Harlan Ash was skittish and difficult from the beginning, trainer Doug Matthews said.

"When she was a maiden we'd run her in blinkers," said Matthews. "She kept making the lead and hanging. It seemed obvious, and I thought so too, that you'd just take the blinkers off, but we did that and she didn't beat a horse."

What Harlan Ash needed was more equipment on her head, not less. While the blinkers kept sights from distracting her, Harlan Ash also lost focus because of sound. "She'd hear stuff behind her and she'd want to take off," Matthews said.
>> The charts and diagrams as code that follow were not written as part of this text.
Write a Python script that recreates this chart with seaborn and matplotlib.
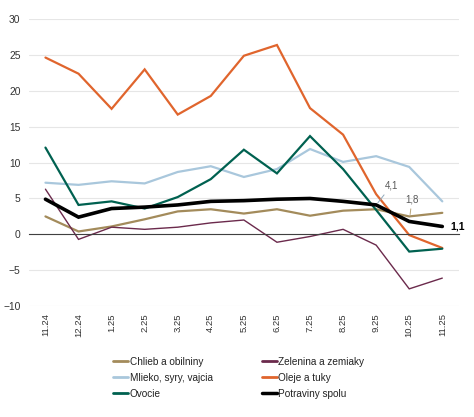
import matplotlib
matplotlib.use("Agg")
import matplotlib.pyplot as plt
import seaborn as sns
import pandas as pd
import numpy as np

months = ["11.24", "12.24", "1.25", "2.25", "3.25", "4.25", "5.25",
          "6.25", "7.25", "8.25", "9.25", "10.25", "11.25"]

chlieb = [2.5, 0.4, 1.1, 2.1, 3.2, 3.5, 2.9, 3.5, 2.6, 3.3, 3.5, 2.5, 3.0]
zelenina = [6.3, -0.7, 1.0, 0.7, 1.0, 1.6, 2.0, -1.1, -0.3, 0.7, -1.5, -7.6, -6.1]
mlieko = [7.2, 6.9, 7.4, 7.1, 8.7, 9.5, 8.0, 9.1, 11.9, 10.1, 10.9, 9.4, 4.6]
oleje = [24.65, 22.4, 17.5, 23.0, 16.7, 19.3, 24.9, 26.4, 17.6, 13.9, 5.6, -0.1, -1.9]
ovocie = [12.1, 4.1, 4.6, 3.6, 5.2, 7.7, 11.8, 8.5, 13.7, 9.1, 3.4, -2.4, -2.0]
spolu = [4.9, 2.4, 3.6, 3.8, 4.1, 4.6, 4.7, 4.9, 5.0, 4.6, 4.1, 1.8, 1.1]

series_names = ["Chlieb a obilniny", "Zelenina a zemiaky", "Mlieko, syry, vajcia",
                "Oleje a tuky", "Ovocie", "Potraviny spolu"]
series_values = [chlieb, zelenina, mlieko, oleje, ovocie, spolu]
colors = ["#A38B5B", "#6B2A4C", "#A9C7DC", "#E0652D", "#006150", "#000000"]
widths = [1.6, 1.0, 1.6, 1.6, 1.6, 2.6]

rows = []
for name, vals in zip(series_names, series_values):
    for i, v in enumerate(vals):
        rows.append({"idx": i, "value": v, "series": name})
df = pd.DataFrame(rows)

sns.set_style("white")
plt.rcParams["font.family"] = ["Liberation Sans", "DejaVu Sans"]

fig = plt.figure(figsize=(4.74, 4.17), dpi=100)
ax = fig.add_axes([0.061, 0.266, 0.907, 0.688])

sns.lineplot(data=df, x="idx", y="value", hue="series", hue_order=series_names,
             palette=dict(zip(series_names, colors)), ax=ax, legend=False)
for line, lw in zip(ax.get_lines(), widths):
    line.set_linewidth(lw)
    line.set_solid_joinstyle("miter")

ax.set_xlim(-0.5, len(months) - 0.5)
ax.set_ylim(-10, 30)
ax.set_yticks(np.arange(-10, 31, 5))
ax.yaxis.grid(True, color="#E6E6E6", linewidth=0.8)
ax.set_axisbelow(True)
ax.tick_params(axis="y", length=0, labelsize=7.4, labelcolor="#333333", pad=6)
for s in ["top", "right", "left"]:
    ax.spines[s].set_visible(False)
ax.spines["bottom"].set_position(("data", 0))
ax.spines["bottom"].set_color("#404040")
ax.spines["bottom"].set_linewidth(0.8)
ax.set_xticks(np.arange(-0.5, len(months), 1.0))
ax.set_xticklabels([])
ax.tick_params(axis="x", direction="out", length=4, color="#404040", width=0.8)
ax.set_xlabel("")
ax.set_ylabel("")

sec = ax.secondary_xaxis(0)
sec.spines["bottom"].set_visible(False)
sec.set_xticks(range(len(months)))
sec.set_xticklabels(months, rotation=90)
sec.tick_params(length=0, labelsize=6.8, labelcolor="#333333", pad=5)

# data labels
ax.annotate(f"{spolu[10]:.1f}".replace(".", ","), xy=(10, spolu[10]), xytext=(11, 14),
            textcoords="offset points", fontsize=7, color="#595959",
            ha="center", va="center",
            arrowprops=dict(arrowstyle="-", color="#8FA9BC", lw=0.7, shrinkA=1, shrinkB=2))
ax.annotate(f"{spolu[11]:.1f}".replace(".", ","), xy=(11, spolu[11]), xytext=(2, 16),
            textcoords="offset points", fontsize=7, color="#595959",
            ha="center", va="center",
            arrowprops=dict(arrowstyle="-", color="#B8A57C", lw=0.7, shrinkA=1, shrinkB=5))
ax.annotate(f"{spolu[12]:.1f}".replace(".", ","), xy=(12, spolu[12]), xytext=(6, 0),
            textcoords="offset points", fontsize=7.6, color="#000000", fontweight="bold",
            ha="left", va="center", annotation_clip=False)

handles = [plt.Line2D([], [], color=c, linewidth=(2.5 if c == "#000000" else 2.0))
           for c in colors]
order = [0, 2, 4, 1, 3, 5]
fig.legend([handles[i] for i in order], [series_names[i] for i in order],
           loc="center", bbox_to_anchor=(0.504, 0.094),
           ncol=2, frameon=False, fontsize=7.2, handlelength=1.5, handletextpad=0.15,
           columnspacing=4.9, labelspacing=0.6, labelcolor="#222222")

fig.savefig("out.png", dpi=100)
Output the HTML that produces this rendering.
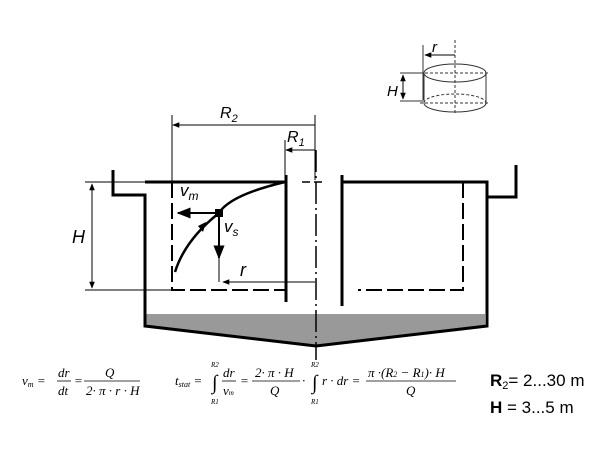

Matthews had used a hood with muffled ear pads on another horse and had success, so he tried it with Harlan Ash two seasons ago at Fair Grounds. She won easily that day and has been a better horse ever since.

Growing up has helped, too. Matthews said Harlan Ash, now 5, has gotten over the aches and pains of her 4-year-old season, and in jockey Zoe Cadman the mare has found a pilot she will run for.

Harlan Ash comes out of three stakes races in which she was third, fourth, and third, and Wednesday's nine-furlong dirt race is a step down in class.

In an age of speed-figure favorites, Don'truffleme will vie for favoritism with Harlan Ash, since both horses earned the field's top recent Beyer Speed Figure in their last start. Beyond the mathematics of her career, Don'truffleme still has to prove she's a true route horse, having done best in one-turn races like the allowance she won here June 14.

And then there is the enigmatic Lakenheath, second in the Grade 3 Sixty Sails almost three months ago but rotten in two races since. Lakenheath does have potential excuses for her recent failures and has trained up a storm over the Arlington surface, where she is Grade 3-placed.